Probó suerte con la carrera de Derecho, pero la criba fue demasiado dura. Sólo había 70.000 plazas para una demanda de 700.000 estudiantes y el protagonista de esta historia no superó las pruebas de acceso. Así que emprendió. Hizo las maletas y fijó el rumbo primero a Holanda -siempre al rebufo de la sombra familiar-, donde se inició con las alfombras y el castellano, y después a España, decisión que le llevó por diferentes capitales hasta que en un mes de julio de 1979 recaló en los sanfermines de Pamplona, "una fiesta espectacular para un joven que procedía de una cultura tan distinta". El tránsito a Vitoria, de la que se "enamoró" a primera vista, ya fue sólo cuestión de meses. Nunca hubo, recuerda hoy, problema alguno ni con los permisos ni el visado. "La estrecha relación que entonces Irán tenía con el petróleo facilitaba las cosas...", intuye. Y ahí arrancó su particular relación con la capital y sus vecinos, que acogieron, sin saberlo, al segundo iraní de la historia de Vitoria. El primero, dice, fue un abogado que al poco de instalarse se mudó a Madrid. Con un castellano de cuatro palabras y un diccionario que aún hoy guarda en las trastienda de su local fue abriéndose camino a golpe de riñón.

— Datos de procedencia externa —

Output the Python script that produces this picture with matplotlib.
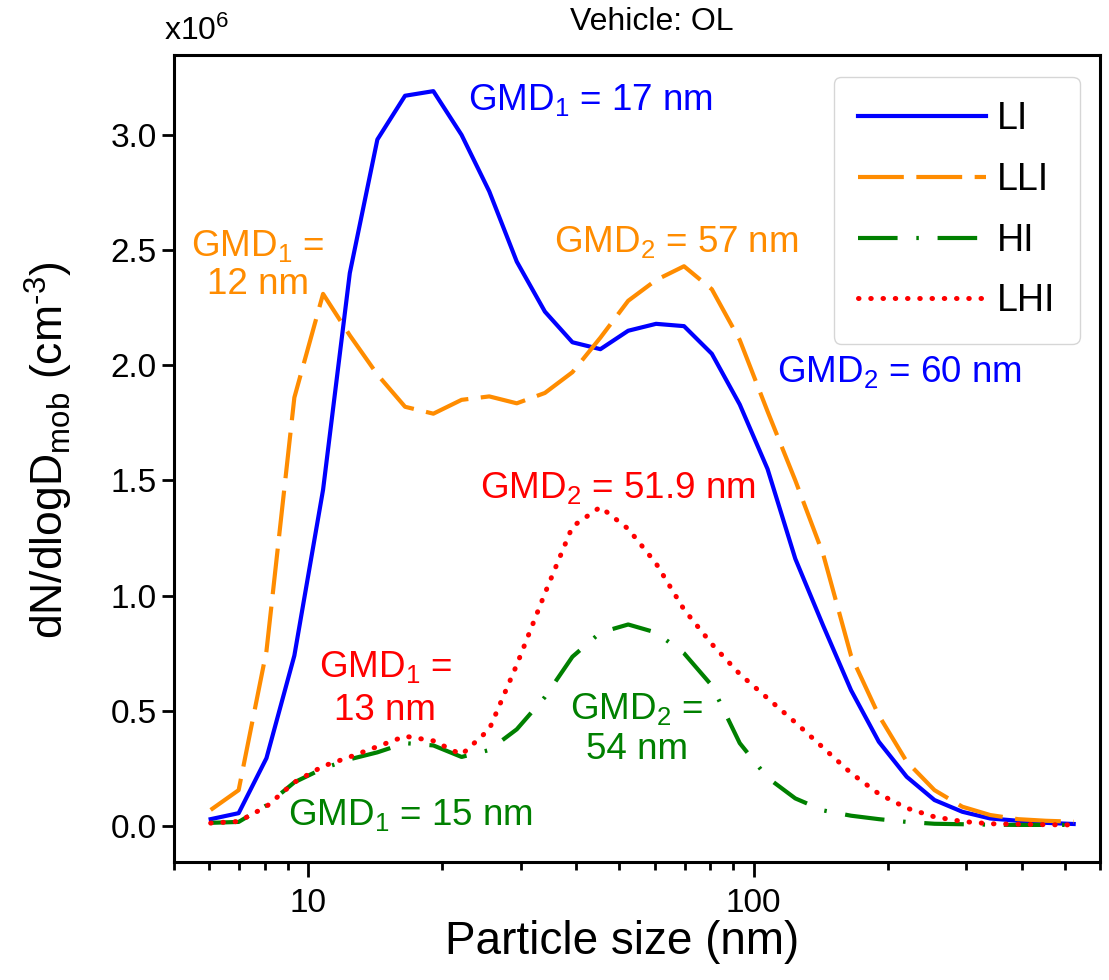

En 1981 se lanzó de lleno al incipiente y selecto mercado de las alfombras orientales, entonces un artículo de lujo. Se compró una furgoneta de segunda mano en Holanda y con ella recorrió desde la capital alavesa todo el norte del país como vendedor ambulante, puerta a puerta. No le fue mal porque a los siete años se instaló definitivamente en Vitoria. Primero ocupando un pequeño espacio que le cedía Muebles Tebas (hoy Cines Florida) y después en su actual local del Paseo de la Senda, todavía hoy recordado por aquel mítico anuncio que se emitía en los cines de la cartelera vitoriana. Vestigios de un pasado dorado para un presente incierto, trufado por la amargura de tener que liquidar un comercio levantado desde la nada. "Mentalizarme de la liquidación me ha costado mucho y me ha destrozado psicológicamente, pero está asumido. Aguantaré hasta que venda mi última alfombra, ni una más".